Évaluation et Formation, un autre couple maudit ? En effet, bien souvent, l’évaluation est le parent pauvre de la formation initiale des enseignants (Béland, Detroz & Dione, 2018). Et lorsque celle-ci est prise en charge dans la formation, ce sont les modèles transdisciplinaires, généralistes et psychométriques qui se taillent la part la plus importante. Or, ce type d’approche peine alors à faire dialoguer didactique et évaluation, tout en risquant de renforcer les croyances initiales des futurs enseignants que l’évaluation est avant tout certificative et utilisée à des fins de contrôles ou de certification. Par ailleurs, il est également possible que la formation initiale des enseignants, d’un point de vue méthodologique, se soit historiquement surtout focalisée sur la présentation des techniques, procédés et stratégies d’enseignement propres à une discipline.

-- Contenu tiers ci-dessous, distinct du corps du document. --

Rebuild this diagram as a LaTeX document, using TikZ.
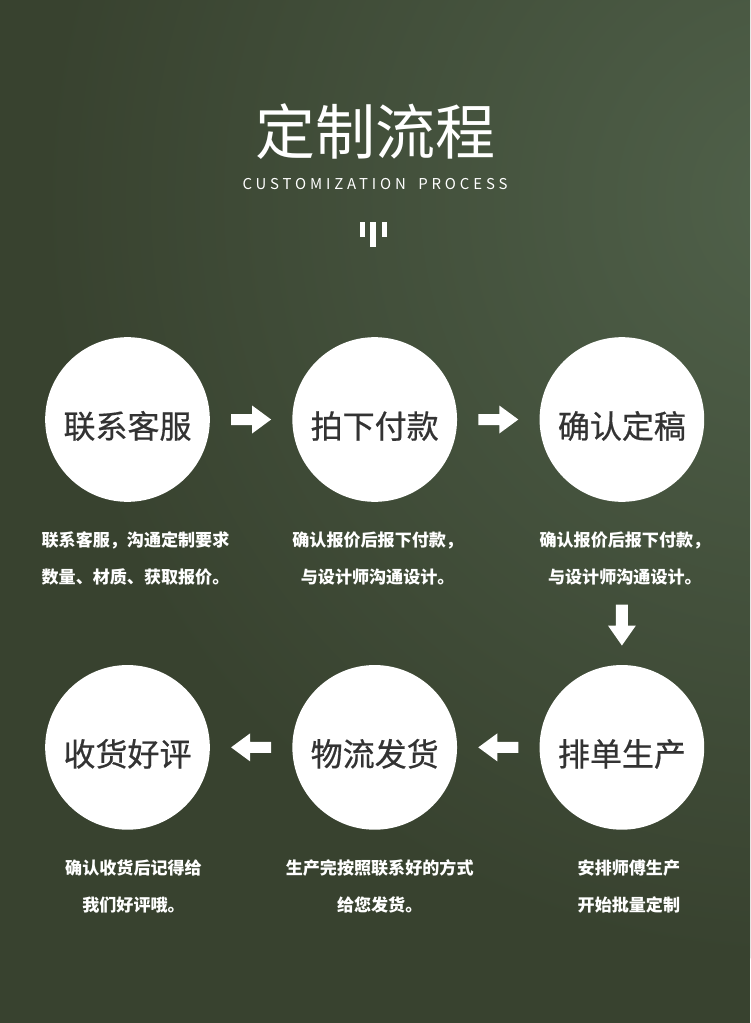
\documentclass[tikz,border=0pt]{standalone}
\usepackage{fontspec}
\setmainfont{Noto Sans CJK SC}
\newfontfamily\latfont[LetterSpace=26]{Noto Sans CJK SC}
\newfontfamily\circfont[FakeBold=0.6]{Noto Sans CJK SC}
\usepackage{xcolor}
\usepackage{tikz}
\usetikzlibrary{positioning, calc}
\definecolor{fundo}{HTML}{38422F}
\definecolor{fundoclaro}{HTML}{50614A}
\definecolor{texto}{HTML}{333333}
\tikzset{
    circulo/.style = {circle, fill=white, minimum size=123.5pt, inner sep=0pt,
                      text=texto, text height=30pt, text depth=2pt,
                      font=\circfont\fontsize{24}{26}\selectfont},
    desc/.style    = {text=white, align=center, inner sep=0pt,
                      font=\fontsize{12.8}{27.8}\selectfont\bfseries},
    seta/.style    = {fill=white},
}

\begin{document}
\begin{tikzpicture}[x=0.75pt, y=-0.75pt]
    % fundo
    \fill[fundo] (0,0) rectangle (750,1023);
    \begin{scope}
        \clip (0,0) rectangle (750,1023);
        \shade[inner color=fundoclaro, outer color=fundo] (800,200) circle (760);
    \end{scope}
    \useasboundingbox (0,0) rectangle (750,1023);
    % título
    \node[text=white, font=\fontsize{45}{50}\selectfont] (titulo) at (375,132) {定制流程};
    \node[text=white, font=\latfont\fontsize{11.2}{12}\selectfont] (subtitulo) at (375,184) {CUSTOMIZATION\hspace{3.8pt} PROCESS};
    \fill[white] (360,222) rectangle (365,237);
    \fill[white] (370,222) rectangle (375.5,247);
    \fill[white] (382,222) rectangle (387,237);
    % círculos
    \node[circulo] (c1) at (127.5,419.5) {联系客服};
    \node[circulo, right=61.5pt of c1] (c2) {拍下付款};
    \node[circulo, right=61.5pt of c2] (c3) {确认定稿};
    \node[circulo, below=122pt of c3] (c4) {排单生产};
    \node[circulo, left=61.5pt of c4] (c5) {物流发货};
    \node[circulo, left=61.5pt of c5] (c6) {收货好评};
    % textos
    \node[desc] (d1) at ($(c1)+(8,139)$) {联系客服，沟通定制要求\\数量、材质、获取报价。};
    \node[desc] (d2) at ($(c2)+(3,139)$) {确认报价后报下付款，\\与设计师沟通设计。};
    \node[desc] (d3) at ($(c3)+(3,139)$) {确认报价后报下付款，\\与设计师沟通设计。};
    \node[desc] (d4) at ($(c4)+(7,139)$) {安排师傅生产\\开始批量定制};
    \node[desc] (d5) at ($(c5)+(5,139)$) {生产完按照联系好的方式\\给您发货。};
    \node[desc] (d6) at ($(c6)+(6,139)$) {确认收货后记得给\\我们好评哦。};
    % setas
    \coordinate (s1) at ($(c1)!0.5!(c2)$);
    \coordinate (s2) at ($(c2)!0.5!(c3)$);
    \coordinate (s3) at ($(c3)+(0,205)$);
    \coordinate (s4) at ($(c4)!0.5!(c5)$);
    \coordinate (s5) at ($(c5)!0.5!(c6)$);
    \fill[seta, shift={(s1)}] (-20,-5.5) -- (1,-5.5) -- (1,-14) -- (20,0) -- (1,14) -- (1,5.5) -- (-20,5.5) -- cycle;
    \fill[seta, shift={(s2)}] (-20,-5.5) -- (1,-5.5) -- (1,-14) -- (20,0) -- (1,14) -- (1,5.5) -- (-20,5.5) -- cycle;
    \fill[seta, shift={(s3)}, rotate=-90] (-20,-6) -- (1,-6) -- (1,-14) -- (21,0) -- (1,14) -- (1,6) -- (-20,6) -- cycle;
    \fill[seta, shift={(s4)}, rotate=180] (-20,-5.5) -- (1,-5.5) -- (1,-14) -- (20,0) -- (1,14) -- (1,5.5) -- (-20,5.5) -- cycle;
    \fill[seta, shift={(s5)}, rotate=180] (-20,-5.5) -- (1,-5.5) -- (1,-14) -- (20,0) -- (1,14) -- (1,5.5) -- (-20,5.5) -- cycle;
\end{tikzpicture}
\end{document}
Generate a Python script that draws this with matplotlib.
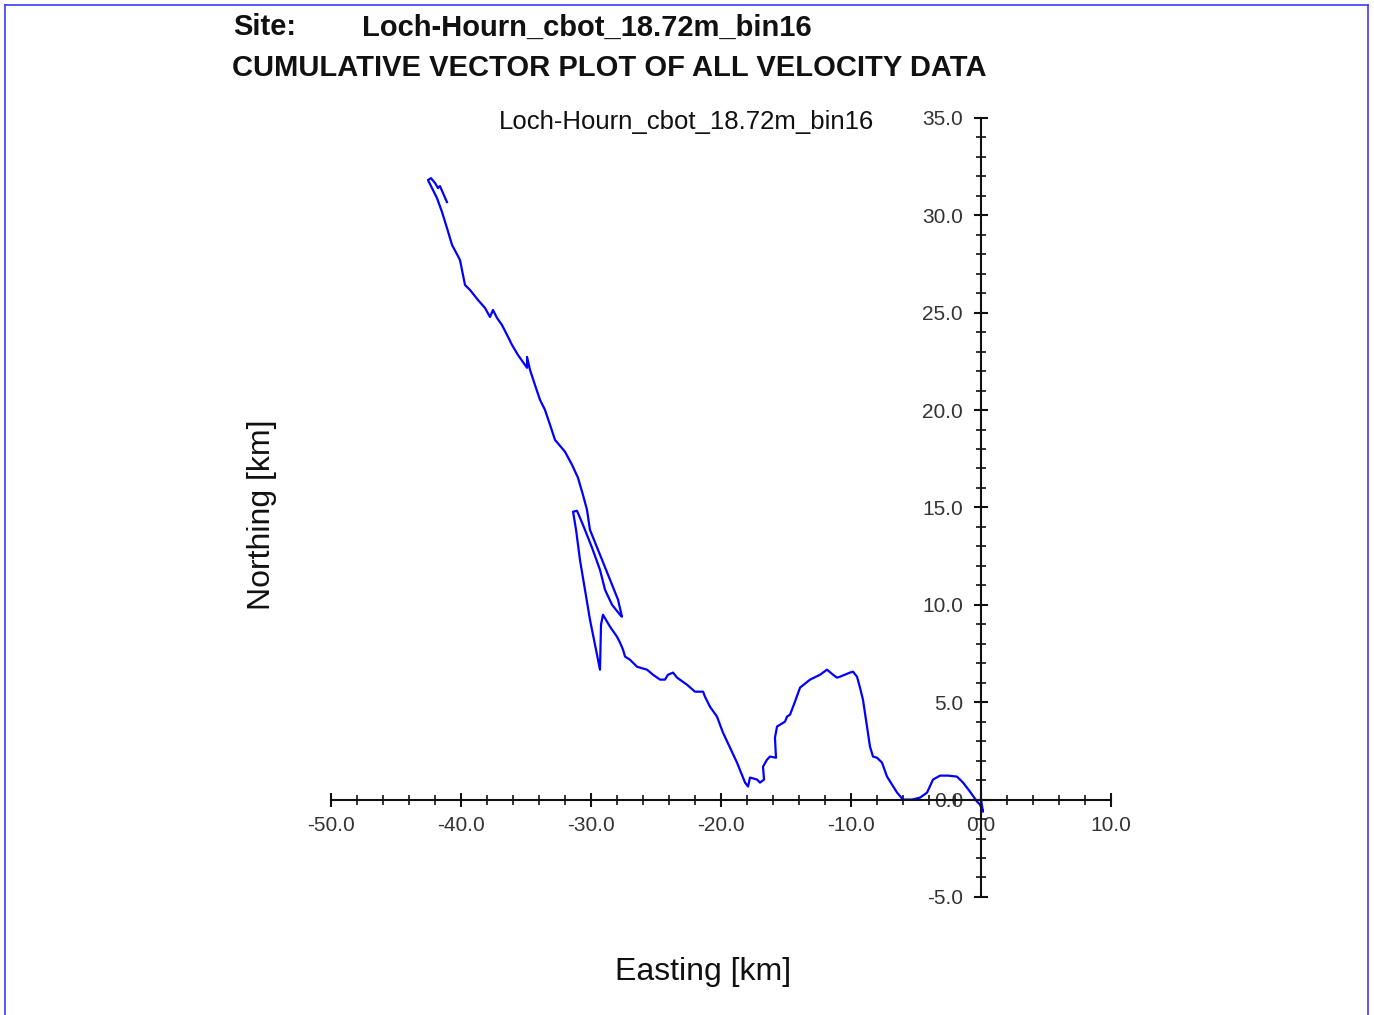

Dans un tel contexte – dans lequel, rappelons-le, évaluation et didactique sont en tension – on ne s’étonnera pas, dès lors, que le volet évaluation ait été réduit, la plupart du temps, à un relativement petit appendice de cette formation initiale. À ce sujet, toutefois, nous assistons peut-être également à un changement de paradigme. L’avènement de l’approche par compétences et de l’apprentissage par tâches complexes a rendu l’acte d’évaluation beaucoup plus difficile que lorsqu’il était focalisé sur la validation des savoirs. Les didacticiens et formateurs ont dû apprivoiser cette nouvelle réalité d’autant plus qu’elle apparaissait clairement dans les prescrits légaux tels que les programmes, par exemple. Peut-être est-il temps que les spécialistes de l’évaluation et les spécialistes des didactiques disciplinaires amplifient et structurent un mouvement ayant pour vocation d’interféconder leurs champs respectifs en vue de construire, ensemble, des dynamiques permettant l’émergence d’une véritable didactique de l’évaluation. Le monde de l’évaluation n’y serait pas réfractaire : c’était la conclusion d’une table ronde de l’ADMEE Canada qui s’est tenue en 2018 sur le sujet (Béland, Detroz, Dione, 2018).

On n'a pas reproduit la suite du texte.